For first time, the UN agency unequivocally charges Iran with nuclear weapons work

2 min read
IAEA's Iran Report Represents Critical Inflection Point

The disclosure by the International Atomic Energy Agency in March and November 2003 that Iran had systematically violated Nonproliferation Treaty Requirements for more than two decades was a major turning point. So too was the report disclosed yesterday, in which the IAEA finds that Iran has had a well organized program to develop an implosion bomb that could be fitted to one of its medium-range missiles.

Before, the IAEA had determined that Iran was secretly building facilities to obtain materials for a nuclear bomb--the enrichment plant at Natanz, and a heavy-water production plant that could provide means of obtaining plutonium from natural uranium--and that it only made reports to the agency about the facilities once the agency had learned of them from other sources. Now the agency is saying Iran not only sought materials for a nuclear weapon but also was actively designing the weapon and obtaining components for it, and that in all likelihood such work only appeared to have fully stopped in 2003--04, contrary to previous U.S. intelligence assessments.

The new IAEA report is enormously detailed and takes care to indicate where evidence came from an how it was corroborated.
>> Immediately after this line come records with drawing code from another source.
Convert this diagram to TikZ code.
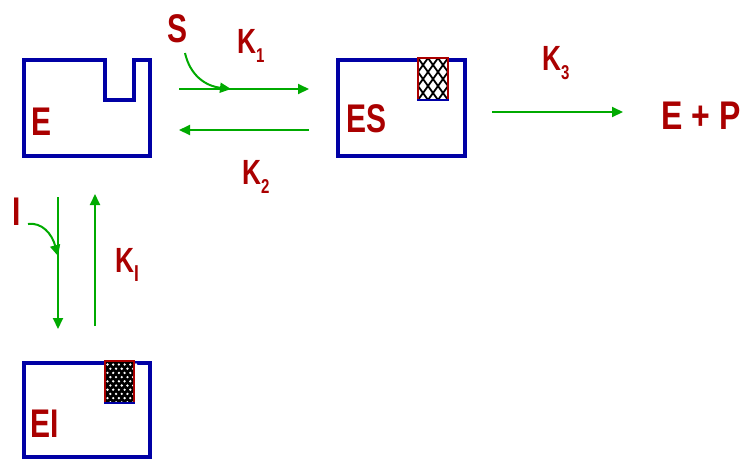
\documentclass[tikz,border=0pt]{standalone}
\usepackage{fontspec}
\setmainfont{Liberation Sans}
\usetikzlibrary{arrows.meta}
\definecolor{boxblue}{RGB}{0,0,165}
\definecolor{lblred}{RGB}{170,0,0}
\definecolor{arrgreen}{RGB}{0,170,0}
\newcommand{\nar}[2][0.75]{\scalebox{#1}[1]{#2}}
\newcommand{\subl}[2][20]{\raisebox{-9.5pt}{\fontsize{#1}{#1}\selectfont #2}}
\tikzset{
  big/.style={text=lblred, font=\fontsize{40}{40}\selectfont\bfseries, inner sep=0pt, anchor=base west},
  klab/.style={text=lblred, font=\fontsize{35}{35}\selectfont\bfseries, inner sep=0pt, anchor=base west},
  enz/.style={draw=boxblue, line width=3.5pt, line join=miter},
  arr/.style={draw=arrgreen, line width=2pt, -{Triangle[length=11pt,width=10pt]}},
  site/.style={draw=lblred, line width=1.5pt},
  sitebot/.style={draw=boxblue, line width=2pt}
}
\begin{document}
\begin{tikzpicture}[x=1pt,y=-1pt]
\useasboundingbox (0,0) rectangle (744,459);
% enzyme E with notch
\draw[enz] (24,60) -- (105,60) -- (105,100) -- (134,100) -- (134,60) -- (150,60) -- (150,156) -- (24,156) -- cycle;
% ES box
\draw[enz] (338,60) rectangle (465,156);
\fill[white] (418,58) rectangle (448,100);
\begin{scope}
  \clip (418,58) rectangle (448,100);
  \foreach \k in {-6,...,6} {
    \draw[black, line width=1.8pt] (418+10*\k,58) -- ++(30,42);
    \draw[black, line width=1.8pt] (448+10*\k,58) -- ++(-30,42);
  }
\end{scope}
\draw[site] (418,100) -- (418,58) -- (448,58) -- (448,100);
\draw[sitebot] (417,100) -- (449,100);
% EI box
\draw[enz] (24,363) rectangle (150,457);
\fill[black] (105,361) rectangle (134,403);
\foreach \j in {0,...,9} {
  \pgfmathsetmacro{\off}{mod(\j,2)*2.85}
  \foreach \i in {0,...,5} {
    \fill[white] (107.5+\off+5.7*\i,364.5+4.2*\j) circle (1.3);
  }
}
\draw[site] (105,403) -- (105,361) -- (134,361) -- (134,403);
\draw[sitebot] (104,403) -- (135,403);
% labels
\node[big] (lE) at (31,135) {\nar{E}};
\node[big] (lS) at (167,42) {\nar{S}};
\node[klab] (lK1) at (237,53) {\nar{K\subl{1}}};
\node[klab] (lK2) at (242,184) {\nar{K\subl{2}}};
\node[big] (lES) at (346,132) {\nar{ES}};
\node[klab] (lK3) at (542,70) {\nar{K\subl{3}}};
\node[big] (lEP) at (661,129) {\nar[0.8]{E + P}};
\node[big] (lI) at (12,225) {\nar{I}};
\node[klab] (lKI) at (115,272) {\nar{K\subl[23]{I}}};
\node[big] (lEI) at (30,437) {\nar{EI}};
% coordinates for arrows
\coordinate (f1) at (179,89);
\coordinate (f2) at (309,89);
\coordinate (b1) at (309,130);
\coordinate (b2) at (179,130);
\coordinate (s1) at (185,53);
\coordinate (s2) at (231,89);
\coordinate (k1) at (492,112);
\coordinate (k2) at (623,112);
\coordinate (d1) at (58,197);
\coordinate (d2) at (58,329);
\coordinate (u1) at (95,326);
\coordinate (u2) at (95,194);
\coordinate (i1) at (28,224);
\coordinate (i2) at (58,256);
% arrows
\draw[arr] (f1) -- (f2);
\draw[arr] (b1) -- (b2);
\draw[arr] (s1) .. controls (190,75) and (205,86) .. (s2);
\draw[arr] (k1) -- (k2);
\draw[arr] (d1) -- (d2);
\draw[arr] (u1) -- (u2);
\draw[arr] (i1) .. controls (42,222) and (52,234) .. (i2);
\end{tikzpicture}
\end{document}
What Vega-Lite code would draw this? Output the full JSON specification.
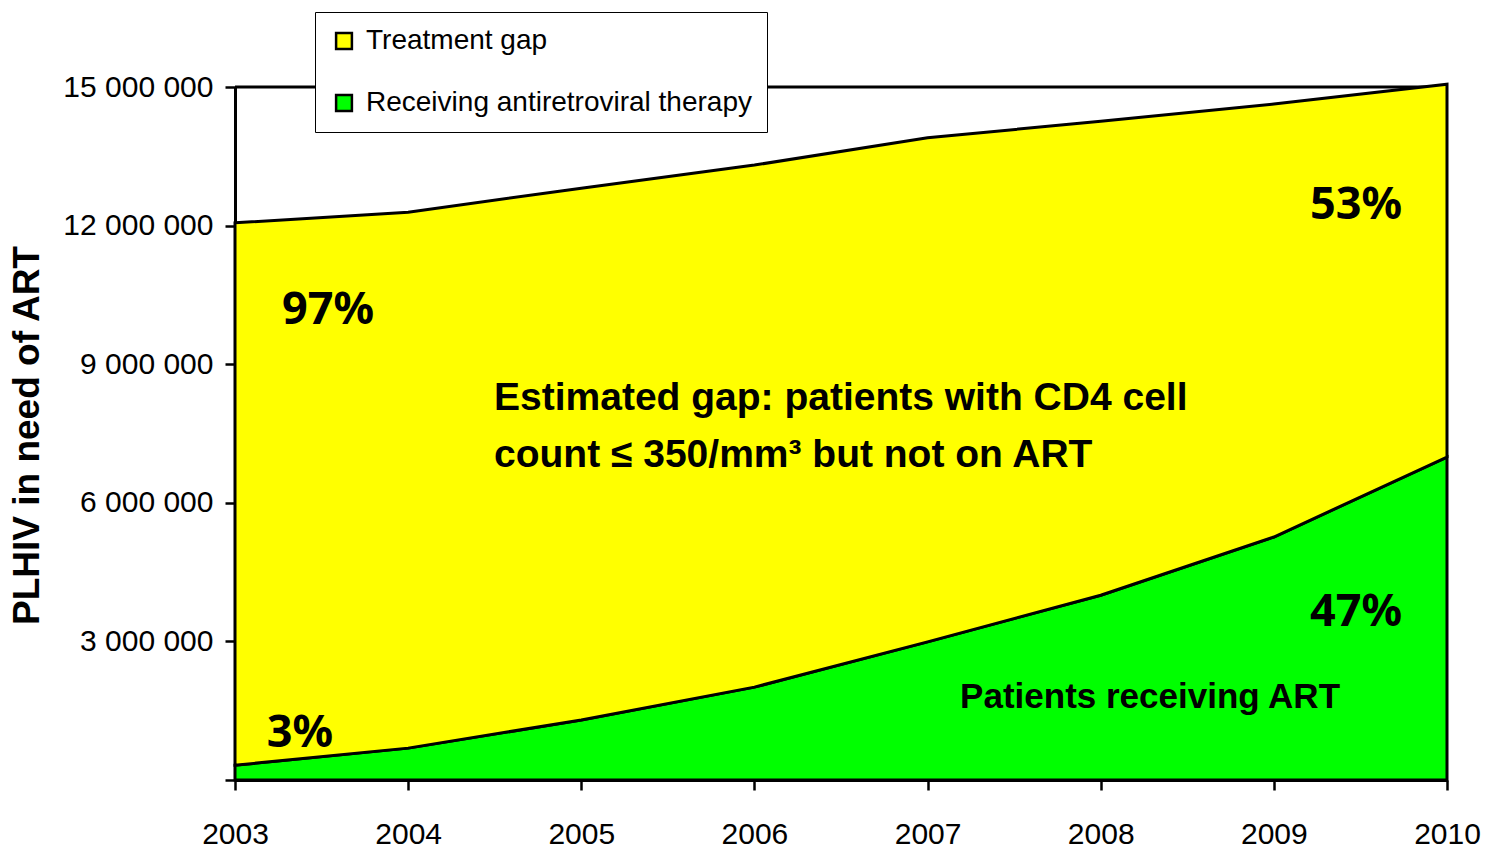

Though it does not name the member state that provided a key 1000-page document, or some ten member states that provided other evidence, it's clear that the agency did an enormous amount of cross-checking over a long period to test the plausibility of various allegations.

What it found was that up to 2003-04 Iran had an elaborate program to develop everything needed for a deliverable implosion bomb. Upon coming under intense international scrutiny and pressure in 2003, it shut down that program and physically destroyed all traces of it. But elements of the program appear to have continued, under the leadership of the same scientist who had managed it up until 2003.